… ruolo
Quando all’inizio della mia collaborazione con Moked mi fu chiesto di dichiarare il mio ruolo, avrei voluto dire ‘intellettuale’, o ‘fan di ebraismo’, o magari, meglio, ‘ingegnere aeronautico’. In coscienza, sentivo che l’unico ruolo che mi riconoscevo appropriato e incontestabile era quello, piccolo piccolo, di ebreo. Ma questo non era sufficiente a differenziarmi dai molti altri collaboratori e, forse, a rendermi idoneo alla bisogna. Optai allora per la definizione più stretta ed esclusiva del mio mestiere: ‘anglista’. Era l’unico ruolo che nessuno mi poteva contestare: per tutta la vita mi sono occupato, oltre che di qualche altra minuzia, di letteratura inglese. Che dire? Ogni altra definizione mi sembrava sarebbe stata una menzogna, o una dichiarazione di arroganza, forse anche millantato credito, o falso ideologico.

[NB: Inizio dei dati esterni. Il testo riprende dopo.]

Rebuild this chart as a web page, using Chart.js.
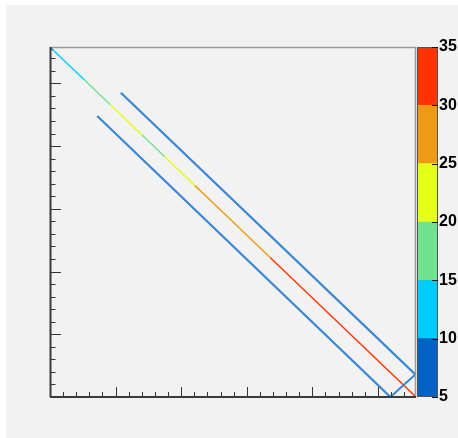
<!DOCTYPE html>
<html>
<head>
<meta charset="utf-8">
<script src="https://cdn.jsdelivr.net/npm/chart.js"></script>
<style>
  body { margin: 0; background: #ffffff; }
  #pad { position: absolute; left: 6px; top: 5px; width: 452px; height: 433px; background: #f2f2f2; }
  #main { position: absolute; left: 0; top: 0; }
  #cbar { position: absolute; left: 417px; top: 0; }
</style>
</head>
<body>
<div id="pad"></div>
<canvas id="main" width="458" height="438"></canvas>
<canvas id="cbar" width="41" height="438"></canvas>
<script>
// axis range (no labels on the axes)
const xMin = 0, xMax = 5.58;
const yMin = 0, yMax = 5.58;

// colour levels of the z scale
const levels = [5, 10, 15, 20, 25, 30, 35];
const levelColors = ["#0062c4", "#00ccff", "#70e290", "#e6ff1a", "#ef9a14", "#ff3300"];

// main diagonal, content changes along it
const diagX = [0.00, 0.05, 0.53, 0.92, 1.40, 1.75, 2.21, 2.70, 3.36, 5.58];
const diagY = [5.58, 5.53, 5.05, 4.66, 4.18, 3.83, 3.37, 2.88, 2.22, 0.00];
const diagZ = [7, 12, 17, 21, 19, 22, 26, 28, 32];

// the two side bands and the short closing piece (content ~5-10)
const upperX = [1.08, 5.57];
const upperY = [4.85, 0.36];
const lowerX = [0.72, 5.19];
const lowerY = [4.48, 0.00];
const closeX = [5.19, 5.57];
const closeY = [0.00, 0.36];

function colorFor(z)
{
    for (let i = 0; i < levels.length - 1; i++)
    {
        if (z >= levels[i] && z < levels[i + 1]) return levelColors[i];
    }
    return levelColors[levelColors.length - 1];
}

function pts(xs, ys)
{
    return xs.map((x, i) => ({x: x, y: ys[i]}));
}

const bandColor = "#3886d4";

// ROOT-like frame with ticks pointing inside
const framePlugin = {
    id: "frame",
    afterDatasetsDraw(chart)
    {
        const c = chart.ctx;
        const a = chart.chartArea;
        const xs = chart.scales.x, ys = chart.scales.y;
        c.save();
        c.lineWidth = 1.5;
        c.strokeStyle = "#9a9a9a";
        c.beginPath();
        c.moveTo(a.left, a.top + 0.5);
        c.lineTo(a.right, a.top + 0.5);
        c.moveTo(a.right - 0.5, a.top);
        c.lineTo(a.right - 0.5, a.bottom);
        c.stroke();

        c.lineWidth = 1;
        c.strokeStyle = "#333";
        c.beginPath();
        xs.ticks.forEach(t => {
            const v = t.value;
            if (v <= xMin || v >= xMax) return;
            const px = Math.round(xs.getPixelForValue(v)) + 0.5;
            const major = Math.abs(v - Math.round(v)) < 1e-6;
            c.moveTo(px, a.bottom);
            c.lineTo(px, a.bottom - (major ? 10 : 5));
        });
        ys.ticks.forEach(t => {
            const v = t.value;
            if (v <= yMin || v >= yMax) return;
            const py = Math.round(ys.getPixelForValue(v)) + 0.5;
            const major = Math.abs(v - Math.round(v)) < 1e-6;
            c.moveTo(a.left, py);
            c.lineTo(a.left + (major ? 11 : 5.5), py);
        });
        c.stroke();

        c.lineWidth = 2;
        c.strokeStyle = "#3a3a3a";
        c.beginPath();
        c.moveTo(a.left + 0.5, a.top);
        c.lineTo(a.left + 0.5, a.bottom);
        c.moveTo(a.left, a.bottom);
        c.lineTo(a.right, a.bottom);
        c.stroke();
        c.restore();
    }
};

const hiddenTicks = { stepSize: 0.2, maxTicksLimit: 100, minRotation: 90, font: { size: 2 } };

new Chart(document.getElementById("main"), {
    type: "scatter",
    data: {
        datasets: [
            {
                data: pts(upperX, upperY),
                showLine: true,
                borderColor: bandColor,
                borderWidth: 2.2,
                pointRadius: 0
            },
            {
                data: pts(lowerX, lowerY),
                showLine: true,
                borderColor: bandColor,
                borderWidth: 2.2,
                pointRadius: 0
            },
            {
                data: pts(closeX, closeY),
                showLine: true,
                borderColor: bandColor,
                borderWidth: 2,
                pointRadius: 0
            },
            {
                data: pts(diagX, diagY),
                showLine: true,
                borderWidth: 1.4,
                pointRadius: 0,
                segment: {
                    borderColor: ctx => colorFor(diagZ[ctx.p0DataIndex])
                }
            }
        ]
    },
    options: {
        responsive: false,
        animation: false,
        layout: { padding: { left: 50, top: 47, right: 42, bottom: 41 } },
        plugins: { legend: { display: false }, tooltip: { enabled: false } },
        scales: {
            x: { type: "linear", min: xMin, max: xMax, display: false, ticks: hiddenTicks },
            y: { type: "linear", min: yMin, max: yMax, display: false, ticks: hiddenTicks }
        }
    },
    plugins: [framePlugin]
});

// colour bar
const barPlugin = {
    id: "barframe",
    afterDatasetsDraw(chart)
    {
        const c = chart.ctx;
        const a = chart.chartArea;
        const ys = chart.scales.y;
        c.save();
        c.strokeStyle = "#555";
        c.lineWidth = 1;
        c.strokeRect(a.left + 0.5, a.top + 0.5, a.right - a.left - 1, a.bottom - a.top - 1);
        c.strokeStyle = "#111";
        c.beginPath();
        ys.ticks.forEach(t => {
            const py = Math.round(ys.getPixelForValue(t.value)) + 0.5;
            c.moveTo(a.right - 6, py);
            c.lineTo(a.right, py);
        });
        c.stroke();
        c.restore();
    }
};

new Chart(document.getElementById("cbar"), {
    type: "bar",
    data: {
        labels: [""],
        datasets: levelColors.map((col, i) => ({
            data: [[levels[i], levels[i + 1]]],
            backgroundColor: col,
            borderWidth: 0,
            grouped: false,
            barPercentage: 1,
            categoryPercentage: 1
        }))
    },
    options: {
        responsive: false,
        animation: false,
        layout: { padding: { left: 0, top: 47, right: 0, bottom: 41 } },
        plugins: { legend: { display: false }, tooltip: { enabled: false } },
        scales: {
            x: { display: false },
            y: {
                position: "right",
                min: levels[0],
                max: levels[levels.length - 1],
                afterFit: s => { s.width = 20; },
                grid: { display: false, drawTicks: false, tickLength: 0 },
                border: { display: false },
                ticks: {
                    stepSize: 5,
                    padding: 1,
                    color: "#000",
                    font: { family: "'Liberation Sans', Arial, sans-serif", size: 16, weight: "bold" }
                }
            }
        }
    },
    plugins: [barPlugin]
});
</script>
</body>
</html>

Bene, ora un amico mi dice che il termine ‘anglista’ non gli piace, gli suona strano, forse ridicolo. Mi era stato detto anche da altri, ma a questo amico influente non posso non dar retta, a rischio di interrompere un contrastante dialogo di anni cui tengo molto. Di essere un anglista non mi sono mai vergognato, fra noi del mestiere il termine è corrente, non è ritenuto né parolaccia né offesa. Ma non sono legato ai miti, e non mi dispiace, dopo tanti anni, vedermi sotto un’altra luce, rinnovato davanti allo specchio, mentre la mia immagine riflessa si assume il peso della mia età. Da oggi non sarò più me stesso, dichiarerò un ruolo più inclusivo, sperando di riconoscermi quando mi incontro. Non smetterò di svolgere, peraltro, il mio mestiere di anglista. E chissà che il mio amico influente mi saluti più volentieri.